• [Stated problem] Reproduce each of the lines word for word.
▶
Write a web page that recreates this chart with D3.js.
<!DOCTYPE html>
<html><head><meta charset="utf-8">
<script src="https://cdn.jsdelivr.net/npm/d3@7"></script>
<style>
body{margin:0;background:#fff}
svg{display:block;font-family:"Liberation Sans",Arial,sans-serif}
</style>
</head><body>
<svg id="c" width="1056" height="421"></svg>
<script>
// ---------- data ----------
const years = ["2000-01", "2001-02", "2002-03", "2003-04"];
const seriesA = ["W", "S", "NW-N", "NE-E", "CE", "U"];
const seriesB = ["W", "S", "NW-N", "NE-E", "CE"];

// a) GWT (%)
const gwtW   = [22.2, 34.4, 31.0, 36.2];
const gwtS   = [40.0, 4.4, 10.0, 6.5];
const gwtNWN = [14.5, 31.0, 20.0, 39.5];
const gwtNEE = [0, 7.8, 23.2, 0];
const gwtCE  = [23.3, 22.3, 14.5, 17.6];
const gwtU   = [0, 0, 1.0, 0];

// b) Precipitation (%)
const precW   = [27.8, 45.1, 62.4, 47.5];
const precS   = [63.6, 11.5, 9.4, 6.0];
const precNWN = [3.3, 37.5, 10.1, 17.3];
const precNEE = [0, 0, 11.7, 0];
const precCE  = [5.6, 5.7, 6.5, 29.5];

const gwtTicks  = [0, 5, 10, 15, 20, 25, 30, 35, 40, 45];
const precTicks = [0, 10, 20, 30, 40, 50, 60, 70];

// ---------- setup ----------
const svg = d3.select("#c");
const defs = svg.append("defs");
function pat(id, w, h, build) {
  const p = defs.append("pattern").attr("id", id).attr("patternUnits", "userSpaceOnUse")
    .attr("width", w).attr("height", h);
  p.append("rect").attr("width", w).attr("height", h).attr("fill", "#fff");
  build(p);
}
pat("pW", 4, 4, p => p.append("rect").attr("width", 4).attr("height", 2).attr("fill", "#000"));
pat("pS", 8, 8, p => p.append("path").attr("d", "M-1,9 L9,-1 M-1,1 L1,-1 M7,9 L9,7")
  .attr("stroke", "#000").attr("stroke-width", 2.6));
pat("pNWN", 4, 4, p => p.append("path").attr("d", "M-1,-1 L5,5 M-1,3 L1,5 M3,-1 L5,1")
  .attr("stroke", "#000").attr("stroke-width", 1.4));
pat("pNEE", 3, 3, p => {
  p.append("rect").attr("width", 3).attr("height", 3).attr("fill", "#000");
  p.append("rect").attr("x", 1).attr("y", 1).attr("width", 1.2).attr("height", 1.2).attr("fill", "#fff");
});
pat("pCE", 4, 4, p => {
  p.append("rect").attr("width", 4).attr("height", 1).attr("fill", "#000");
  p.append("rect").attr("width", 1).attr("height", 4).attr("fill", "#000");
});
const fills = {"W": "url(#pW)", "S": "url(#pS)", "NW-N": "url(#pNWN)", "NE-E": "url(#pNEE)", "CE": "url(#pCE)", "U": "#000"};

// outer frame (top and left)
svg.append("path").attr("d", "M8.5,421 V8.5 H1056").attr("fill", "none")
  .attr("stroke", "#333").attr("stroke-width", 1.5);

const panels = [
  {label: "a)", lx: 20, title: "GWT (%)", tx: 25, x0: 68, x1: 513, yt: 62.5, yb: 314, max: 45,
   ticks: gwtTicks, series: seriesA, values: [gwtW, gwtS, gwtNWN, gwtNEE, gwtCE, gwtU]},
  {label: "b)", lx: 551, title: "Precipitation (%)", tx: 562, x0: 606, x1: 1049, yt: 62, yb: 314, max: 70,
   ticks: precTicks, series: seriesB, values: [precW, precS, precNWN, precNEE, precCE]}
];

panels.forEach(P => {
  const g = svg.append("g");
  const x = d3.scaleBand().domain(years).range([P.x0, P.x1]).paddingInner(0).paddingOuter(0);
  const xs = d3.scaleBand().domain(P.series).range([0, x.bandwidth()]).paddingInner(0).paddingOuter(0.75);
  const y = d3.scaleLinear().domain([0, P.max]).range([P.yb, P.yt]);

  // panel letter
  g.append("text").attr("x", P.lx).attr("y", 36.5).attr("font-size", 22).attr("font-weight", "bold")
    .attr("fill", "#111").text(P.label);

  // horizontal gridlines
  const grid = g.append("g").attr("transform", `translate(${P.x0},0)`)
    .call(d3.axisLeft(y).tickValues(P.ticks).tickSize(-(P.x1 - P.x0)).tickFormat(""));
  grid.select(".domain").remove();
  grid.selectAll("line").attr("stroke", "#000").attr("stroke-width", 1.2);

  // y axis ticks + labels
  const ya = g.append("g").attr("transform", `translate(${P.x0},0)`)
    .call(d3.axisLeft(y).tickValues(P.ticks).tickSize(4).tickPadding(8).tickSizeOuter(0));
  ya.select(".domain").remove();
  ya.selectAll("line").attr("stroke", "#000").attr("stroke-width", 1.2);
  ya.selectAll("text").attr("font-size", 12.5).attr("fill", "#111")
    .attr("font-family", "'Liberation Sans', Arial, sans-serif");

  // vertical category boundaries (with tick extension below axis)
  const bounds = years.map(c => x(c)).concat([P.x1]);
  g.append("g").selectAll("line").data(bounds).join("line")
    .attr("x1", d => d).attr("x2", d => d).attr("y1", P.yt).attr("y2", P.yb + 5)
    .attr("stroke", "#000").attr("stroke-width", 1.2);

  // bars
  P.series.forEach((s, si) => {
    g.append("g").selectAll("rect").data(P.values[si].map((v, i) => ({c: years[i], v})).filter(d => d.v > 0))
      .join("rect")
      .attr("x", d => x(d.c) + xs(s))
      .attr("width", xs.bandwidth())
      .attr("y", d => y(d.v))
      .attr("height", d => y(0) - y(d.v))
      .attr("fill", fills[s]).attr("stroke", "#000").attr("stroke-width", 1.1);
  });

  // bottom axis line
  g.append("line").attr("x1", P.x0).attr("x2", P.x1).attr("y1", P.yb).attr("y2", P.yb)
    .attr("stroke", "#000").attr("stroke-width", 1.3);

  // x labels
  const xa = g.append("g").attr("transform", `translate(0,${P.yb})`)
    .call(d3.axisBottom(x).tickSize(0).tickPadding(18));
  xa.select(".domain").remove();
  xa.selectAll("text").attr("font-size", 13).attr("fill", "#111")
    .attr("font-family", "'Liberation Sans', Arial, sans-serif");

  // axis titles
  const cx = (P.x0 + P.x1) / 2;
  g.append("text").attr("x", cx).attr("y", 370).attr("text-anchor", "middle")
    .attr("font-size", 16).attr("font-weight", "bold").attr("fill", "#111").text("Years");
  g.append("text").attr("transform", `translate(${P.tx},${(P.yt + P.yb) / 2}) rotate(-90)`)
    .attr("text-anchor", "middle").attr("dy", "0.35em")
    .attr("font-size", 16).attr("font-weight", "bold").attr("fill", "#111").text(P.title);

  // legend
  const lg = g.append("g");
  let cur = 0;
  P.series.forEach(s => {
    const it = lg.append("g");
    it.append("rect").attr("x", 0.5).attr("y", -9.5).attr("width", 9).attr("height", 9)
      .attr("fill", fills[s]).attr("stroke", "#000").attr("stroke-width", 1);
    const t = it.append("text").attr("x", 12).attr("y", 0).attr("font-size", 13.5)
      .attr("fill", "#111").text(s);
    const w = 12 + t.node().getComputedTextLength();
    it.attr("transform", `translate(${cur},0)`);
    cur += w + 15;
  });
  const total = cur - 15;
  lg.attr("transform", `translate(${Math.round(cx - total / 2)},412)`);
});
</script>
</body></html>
◀
• [Worked answer]
Write a web page that recreates this chart with D3.js.
<!DOCTYPE html>
<html><head><meta charset="utf-8">
<script src="https://cdn.jsdelivr.net/npm/d3@7"></script>
<style>
body{margin:0;background:#fff}
svg{display:block;font-family:"Liberation Sans",Arial,sans-serif}
</style>
</head><body>
<svg id="c" width="1056" height="421"></svg>
<script>
// ---------- data ----------
const years = ["2000-01", "2001-02", "2002-03", "2003-04"];
const seriesA = ["W", "S", "NW-N", "NE-E", "CE", "U"];
const seriesB = ["W", "S", "NW-N", "NE-E", "CE"];

// a) GWT (%)
const gwtW   = [22.2, 34.4, 31.0, 36.2];
const gwtS   = [40.0, 4.4, 10.0, 6.5];
const gwtNWN = [14.5, 31.0, 20.0, 39.5];
const gwtNEE = [0, 7.8, 23.2, 0];
const gwtCE  = [23.3, 22.3, 14.5, 17.6];
const gwtU   = [0, 0, 1.0, 0];

// b) Precipitation (%)
const precW   = [27.8, 45.1, 62.4, 47.5];
const precS   = [63.6, 11.5, 9.4, 6.0];
const precNWN = [3.3, 37.5, 10.1, 17.3];
const precNEE = [0, 0, 11.7, 0];
const precCE  = [5.6, 5.7, 6.5, 29.5];

const gwtTicks  = [0, 5, 10, 15, 20, 25, 30, 35, 40, 45];
const precTicks = [0, 10, 20, 30, 40, 50, 60, 70];

// ---------- setup ----------
const svg = d3.select("#c");
const defs = svg.append("defs");
function pat(id, w, h, build) {
  const p = defs.append("pattern").attr("id", id).attr("patternUnits", "userSpaceOnUse")
    .attr("width", w).attr("height", h);
  p.append("rect").attr("width", w).attr("height", h).attr("fill", "#fff");
  build(p);
}
pat("pW", 4, 4, p => p.append("rect").attr("width", 4).attr("height", 2).attr("fill", "#000"));
pat("pS", 8, 8, p => p.append("path").attr("d", "M-1,9 L9,-1 M-1,1 L1,-1 M7,9 L9,7")
  .attr("stroke", "#000").attr("stroke-width", 2.6));
pat("pNWN", 4, 4, p => p.append("path").attr("d", "M-1,-1 L5,5 M-1,3 L1,5 M3,-1 L5,1")
  .attr("stroke", "#000").attr("stroke-width", 1.4));
pat("pNEE", 3, 3, p => {
  p.append("rect").attr("width", 3).attr("height", 3).attr("fill", "#000");
  p.append("rect").attr("x", 1).attr("y", 1).attr("width", 1.2).attr("height", 1.2).attr("fill", "#fff");
});
pat("pCE", 4, 4, p => {
  p.append("rect").attr("width", 4).attr("height", 1).attr("fill", "#000");
  p.append("rect").attr("width", 1).attr("height", 4).attr("fill", "#000");
});
const fills = {"W": "url(#pW)", "S": "url(#pS)", "NW-N": "url(#pNWN)", "NE-E": "url(#pNEE)", "CE": "url(#pCE)", "U": "#000"};

// outer frame (top and left)
svg.append("path").attr("d", "M8.5,421 V8.5 H1056").attr("fill", "none")
  .attr("stroke", "#333").attr("stroke-width", 1.5);

const panels = [
  {label: "a)", lx: 20, title: "GWT (%)", tx: 25, x0: 68, x1: 513, yt: 62.5, yb: 314, max: 45,
   ticks: gwtTicks, series: seriesA, values: [gwtW, gwtS, gwtNWN, gwtNEE, gwtCE, gwtU]},
  {label: "b)", lx: 551, title: "Precipitation (%)", tx: 562, x0: 606, x1: 1049, yt: 62, yb: 314, max: 70,
   ticks: precTicks, series: seriesB, values: [precW, precS, precNWN, precNEE, precCE]}
];

panels.forEach(P => {
  const g = svg.append("g");
  const x = d3.scaleBand().domain(years).range([P.x0, P.x1]).paddingInner(0).paddingOuter(0);
  const xs = d3.scaleBand().domain(P.series).range([0, x.bandwidth()]).paddingInner(0).paddingOuter(0.75);
  const y = d3.scaleLinear().domain([0, P.max]).range([P.yb, P.yt]);

  // panel letter
  g.append("text").attr("x", P.lx).attr("y", 36.5).attr("font-size", 22).attr("font-weight", "bold")
    .attr("fill", "#111").text(P.label);

  // horizontal gridlines
  const grid = g.append("g").attr("transform", `translate(${P.x0},0)`)
    .call(d3.axisLeft(y).tickValues(P.ticks).tickSize(-(P.x1 - P.x0)).tickFormat(""));
  grid.select(".domain").remove();
  grid.selectAll("line").attr("stroke", "#000").attr("stroke-width", 1.2);

  // y axis ticks + labels
  const ya = g.append("g").attr("transform", `translate(${P.x0},0)`)
    .call(d3.axisLeft(y).tickValues(P.ticks).tickSize(4).tickPadding(8).tickSizeOuter(0));
  ya.select(".domain").remove();
  ya.selectAll("line").attr("stroke", "#000").attr("stroke-width", 1.2);
  ya.selectAll("text").attr("font-size", 12.5).attr("fill", "#111")
    .attr("font-family", "'Liberation Sans', Arial, sans-serif");

  // vertical category boundaries (with tick extension below axis)
  const bounds = years.map(c => x(c)).concat([P.x1]);
  g.append("g").selectAll("line").data(bounds).join("line")
    .attr("x1", d => d).attr("x2", d => d).attr("y1", P.yt).attr("y2", P.yb + 5)
    .attr("stroke", "#000").attr("stroke-width", 1.2);

  // bars
  P.series.forEach((s, si) => {
    g.append("g").selectAll("rect").data(P.values[si].map((v, i) => ({c: years[i], v})).filter(d => d.v > 0))
      .join("rect")
      .attr("x", d => x(d.c) + xs(s))
      .attr("width", xs.bandwidth())
      .attr("y", d => y(d.v))
      .attr("height", d => y(0) - y(d.v))
      .attr("fill", fills[s]).attr("stroke", "#000").attr("stroke-width", 1.1);
  });

  // bottom axis line
  g.append("line").attr("x1", P.x0).attr("x2", P.x1).attr("y1", P.yb).attr("y2", P.yb)
    .attr("stroke", "#000").attr("stroke-width", 1.3);

  // x labels
  const xa = g.append("g").attr("transform", `translate(0,${P.yb})`)
    .call(d3.axisBottom(x).tickSize(0).tickPadding(18));
  xa.select(".domain").remove();
  xa.selectAll("text").attr("font-size", 13).attr("fill", "#111")
    .attr("font-family", "'Liberation Sans', Arial, sans-serif");

  // axis titles
  const cx = (P.x0 + P.x1) / 2;
  g.append("text").attr("x", cx).attr("y", 370).attr("text-anchor", "middle")
    .attr("font-size", 16).attr("font-weight", "bold").attr("fill", "#111").text("Years");
  g.append("text").attr("transform", `translate(${P.tx},${(P.yt + P.yb) / 2}) rotate(-90)`)
    .attr("text-anchor", "middle").attr("dy", "0.35em")
    .attr("font-size", 16).attr("font-weight", "bold").attr("fill", "#111").text(P.title);

  // legend
  const lg = g.append("g");
  let cur = 0;
  P.series.forEach(s => {
    const it = lg.append("g");
    it.append("rect").attr("x", 0.5).attr("y", -9.5).attr("width", 9).attr("height", 9)
      .attr("fill", fills[s]).attr("stroke", "#000").attr("stroke-width", 1);
    const t = it.append("text").attr("x", 12).attr("y", 0).attr("font-size", 13.5)
      .attr("fill", "#111").text(s);
    const w = 12 + t.node().getComputedTextLength();
    it.attr("transform", `translate(${cur},0)`);
    cur += w + 15;
  });
  const total = cur - 15;
  lg.attr("transform", `translate(${Math.round(cx - total / 2)},412)`);
});
</script>
</body></html>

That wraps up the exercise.